▶ **TASK STATEMENT**
Leave out the pictures, and write out exactly the lines from the beginning of the material to the line holding "import matplotlib.pyplot as plt", that line included, and nothing else.
[Begin INFORMATION SUPPLIED]
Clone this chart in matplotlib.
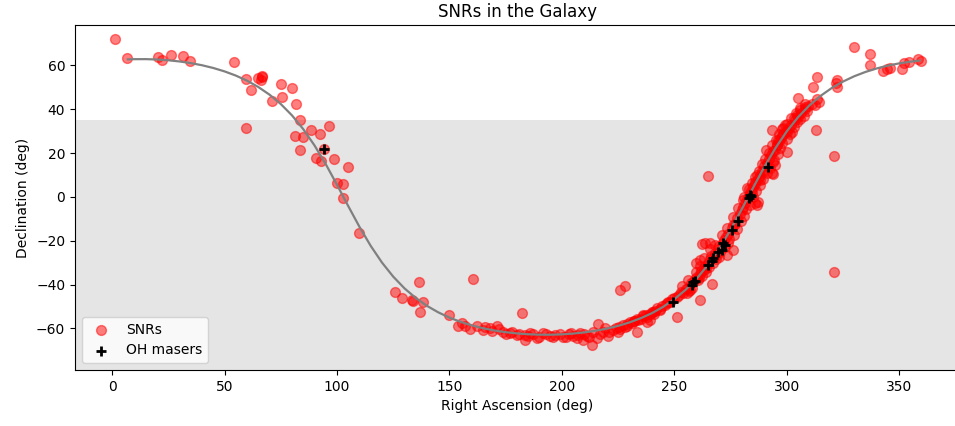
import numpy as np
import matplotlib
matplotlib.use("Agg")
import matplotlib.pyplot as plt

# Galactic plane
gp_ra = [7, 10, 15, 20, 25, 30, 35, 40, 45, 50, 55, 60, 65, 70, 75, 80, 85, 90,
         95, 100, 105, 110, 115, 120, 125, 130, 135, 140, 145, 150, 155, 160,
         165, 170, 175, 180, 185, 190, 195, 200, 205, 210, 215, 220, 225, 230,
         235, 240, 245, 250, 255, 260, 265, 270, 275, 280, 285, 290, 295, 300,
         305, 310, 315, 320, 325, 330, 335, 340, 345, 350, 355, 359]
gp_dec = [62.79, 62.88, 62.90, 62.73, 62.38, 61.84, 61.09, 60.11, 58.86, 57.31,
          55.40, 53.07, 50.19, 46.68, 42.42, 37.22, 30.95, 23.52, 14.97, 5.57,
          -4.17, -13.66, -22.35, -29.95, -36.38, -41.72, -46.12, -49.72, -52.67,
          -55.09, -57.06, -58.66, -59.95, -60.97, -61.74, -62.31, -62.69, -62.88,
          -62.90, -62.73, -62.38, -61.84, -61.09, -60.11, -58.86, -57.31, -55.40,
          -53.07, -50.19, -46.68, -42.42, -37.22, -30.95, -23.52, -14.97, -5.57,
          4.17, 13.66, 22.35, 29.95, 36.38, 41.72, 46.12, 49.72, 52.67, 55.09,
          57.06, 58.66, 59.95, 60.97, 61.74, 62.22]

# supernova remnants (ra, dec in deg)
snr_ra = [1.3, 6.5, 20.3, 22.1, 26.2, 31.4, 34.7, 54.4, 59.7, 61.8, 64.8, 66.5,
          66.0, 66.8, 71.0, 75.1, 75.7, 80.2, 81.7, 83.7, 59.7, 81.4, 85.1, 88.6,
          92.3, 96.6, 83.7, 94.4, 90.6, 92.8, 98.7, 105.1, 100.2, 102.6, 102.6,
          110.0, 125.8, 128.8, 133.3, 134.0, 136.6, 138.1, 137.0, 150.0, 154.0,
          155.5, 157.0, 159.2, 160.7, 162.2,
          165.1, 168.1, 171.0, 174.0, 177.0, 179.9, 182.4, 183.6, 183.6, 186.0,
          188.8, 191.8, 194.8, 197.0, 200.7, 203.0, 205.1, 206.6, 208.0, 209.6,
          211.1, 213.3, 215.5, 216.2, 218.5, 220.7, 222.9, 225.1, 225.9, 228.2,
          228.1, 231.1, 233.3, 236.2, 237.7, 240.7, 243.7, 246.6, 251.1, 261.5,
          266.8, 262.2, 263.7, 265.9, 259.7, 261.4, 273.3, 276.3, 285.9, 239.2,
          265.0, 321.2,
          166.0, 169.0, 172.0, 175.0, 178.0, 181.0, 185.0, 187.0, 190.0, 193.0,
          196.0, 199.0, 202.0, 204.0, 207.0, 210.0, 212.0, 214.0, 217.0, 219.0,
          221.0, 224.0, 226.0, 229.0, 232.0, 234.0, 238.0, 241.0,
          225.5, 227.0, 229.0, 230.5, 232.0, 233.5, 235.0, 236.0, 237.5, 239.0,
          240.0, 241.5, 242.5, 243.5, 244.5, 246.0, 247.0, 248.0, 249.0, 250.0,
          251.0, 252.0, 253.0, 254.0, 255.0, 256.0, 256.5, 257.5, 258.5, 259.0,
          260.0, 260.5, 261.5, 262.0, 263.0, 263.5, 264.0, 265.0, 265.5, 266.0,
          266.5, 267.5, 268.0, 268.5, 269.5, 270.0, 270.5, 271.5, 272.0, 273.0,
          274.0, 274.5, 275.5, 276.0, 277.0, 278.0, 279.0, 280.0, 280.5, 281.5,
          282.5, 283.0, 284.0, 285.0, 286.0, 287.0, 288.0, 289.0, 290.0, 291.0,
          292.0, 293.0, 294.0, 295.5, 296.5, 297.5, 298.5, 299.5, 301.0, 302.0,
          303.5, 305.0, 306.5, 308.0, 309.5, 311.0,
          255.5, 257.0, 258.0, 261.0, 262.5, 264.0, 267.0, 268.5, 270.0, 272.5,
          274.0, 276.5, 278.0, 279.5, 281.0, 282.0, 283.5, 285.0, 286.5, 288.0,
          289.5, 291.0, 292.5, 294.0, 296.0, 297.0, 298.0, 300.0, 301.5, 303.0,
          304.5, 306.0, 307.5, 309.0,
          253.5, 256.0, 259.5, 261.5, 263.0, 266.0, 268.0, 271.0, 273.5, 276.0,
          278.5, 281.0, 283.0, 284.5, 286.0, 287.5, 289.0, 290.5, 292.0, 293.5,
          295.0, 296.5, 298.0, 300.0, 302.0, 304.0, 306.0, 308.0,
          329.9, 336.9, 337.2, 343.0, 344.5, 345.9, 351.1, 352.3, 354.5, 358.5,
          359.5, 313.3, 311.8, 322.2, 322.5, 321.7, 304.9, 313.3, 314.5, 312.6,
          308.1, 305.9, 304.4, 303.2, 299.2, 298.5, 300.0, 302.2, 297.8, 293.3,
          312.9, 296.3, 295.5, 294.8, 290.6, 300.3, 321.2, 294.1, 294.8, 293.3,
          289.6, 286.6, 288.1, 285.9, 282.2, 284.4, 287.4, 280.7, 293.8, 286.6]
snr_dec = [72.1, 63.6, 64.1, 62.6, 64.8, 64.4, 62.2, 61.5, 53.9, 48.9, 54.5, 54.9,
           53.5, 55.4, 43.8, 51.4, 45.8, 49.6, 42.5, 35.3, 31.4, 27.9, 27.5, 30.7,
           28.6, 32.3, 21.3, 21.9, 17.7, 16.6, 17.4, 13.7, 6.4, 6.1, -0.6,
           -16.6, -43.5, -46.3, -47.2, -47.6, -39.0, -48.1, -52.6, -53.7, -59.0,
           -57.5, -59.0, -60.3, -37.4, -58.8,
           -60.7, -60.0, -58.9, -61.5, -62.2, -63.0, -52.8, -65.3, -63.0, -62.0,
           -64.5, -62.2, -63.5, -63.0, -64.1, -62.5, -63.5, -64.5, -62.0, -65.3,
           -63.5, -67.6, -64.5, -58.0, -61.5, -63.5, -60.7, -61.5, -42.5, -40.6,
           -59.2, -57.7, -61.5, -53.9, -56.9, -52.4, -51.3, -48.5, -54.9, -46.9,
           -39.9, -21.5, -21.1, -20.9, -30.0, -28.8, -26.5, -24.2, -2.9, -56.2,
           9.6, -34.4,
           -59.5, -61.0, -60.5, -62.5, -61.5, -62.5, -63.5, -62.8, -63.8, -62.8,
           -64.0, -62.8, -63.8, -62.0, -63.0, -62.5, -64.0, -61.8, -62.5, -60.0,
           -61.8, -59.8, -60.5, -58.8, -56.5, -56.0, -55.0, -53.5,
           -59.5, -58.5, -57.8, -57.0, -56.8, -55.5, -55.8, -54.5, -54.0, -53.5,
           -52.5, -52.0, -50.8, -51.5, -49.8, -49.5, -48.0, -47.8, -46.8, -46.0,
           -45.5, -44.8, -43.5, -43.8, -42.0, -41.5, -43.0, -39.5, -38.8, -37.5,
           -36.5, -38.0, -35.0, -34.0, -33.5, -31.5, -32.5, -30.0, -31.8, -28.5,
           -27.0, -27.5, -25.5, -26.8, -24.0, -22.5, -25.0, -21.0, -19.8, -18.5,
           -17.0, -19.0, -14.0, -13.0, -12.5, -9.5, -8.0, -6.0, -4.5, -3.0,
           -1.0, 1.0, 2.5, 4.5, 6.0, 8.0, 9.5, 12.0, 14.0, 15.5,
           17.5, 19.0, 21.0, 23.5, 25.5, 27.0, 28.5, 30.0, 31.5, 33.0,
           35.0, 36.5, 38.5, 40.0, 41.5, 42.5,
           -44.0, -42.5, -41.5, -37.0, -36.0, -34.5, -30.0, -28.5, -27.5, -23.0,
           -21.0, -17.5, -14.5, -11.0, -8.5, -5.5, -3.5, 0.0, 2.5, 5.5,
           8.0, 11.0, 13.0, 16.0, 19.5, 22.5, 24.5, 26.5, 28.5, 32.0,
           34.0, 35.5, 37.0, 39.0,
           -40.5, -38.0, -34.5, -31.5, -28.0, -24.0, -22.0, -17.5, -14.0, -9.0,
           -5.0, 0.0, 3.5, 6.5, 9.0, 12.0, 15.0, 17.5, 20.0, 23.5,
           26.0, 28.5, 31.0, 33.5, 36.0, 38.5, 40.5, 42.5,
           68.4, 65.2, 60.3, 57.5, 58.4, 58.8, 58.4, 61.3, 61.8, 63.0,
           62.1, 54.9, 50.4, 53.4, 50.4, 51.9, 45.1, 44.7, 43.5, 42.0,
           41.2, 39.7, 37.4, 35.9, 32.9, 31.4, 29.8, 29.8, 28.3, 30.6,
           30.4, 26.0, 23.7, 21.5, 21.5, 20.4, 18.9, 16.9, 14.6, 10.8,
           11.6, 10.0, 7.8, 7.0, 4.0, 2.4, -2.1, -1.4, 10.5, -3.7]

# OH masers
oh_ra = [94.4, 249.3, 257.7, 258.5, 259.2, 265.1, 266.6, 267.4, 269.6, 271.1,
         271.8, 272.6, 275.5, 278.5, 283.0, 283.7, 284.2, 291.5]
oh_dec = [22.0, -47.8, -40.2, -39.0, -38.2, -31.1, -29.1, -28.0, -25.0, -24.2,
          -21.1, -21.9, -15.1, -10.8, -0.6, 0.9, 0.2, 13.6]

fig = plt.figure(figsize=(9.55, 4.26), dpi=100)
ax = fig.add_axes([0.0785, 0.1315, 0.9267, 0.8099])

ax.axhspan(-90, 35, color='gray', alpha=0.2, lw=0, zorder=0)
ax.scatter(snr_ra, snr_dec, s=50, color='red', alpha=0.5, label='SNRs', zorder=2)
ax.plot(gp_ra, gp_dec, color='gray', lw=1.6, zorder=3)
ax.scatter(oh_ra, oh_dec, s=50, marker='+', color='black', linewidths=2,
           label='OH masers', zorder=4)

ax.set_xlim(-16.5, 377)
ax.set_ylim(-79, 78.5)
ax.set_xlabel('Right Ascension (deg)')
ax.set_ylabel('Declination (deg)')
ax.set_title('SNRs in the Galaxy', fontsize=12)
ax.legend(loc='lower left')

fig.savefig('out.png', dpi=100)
[End INFORMATION SUPPLIED]
▶ **SOLUTION**
Clone this chart in matplotlib.
import numpy as np
import matplotlib
matplotlib.use("Agg")
import matplotlib.pyplot as plt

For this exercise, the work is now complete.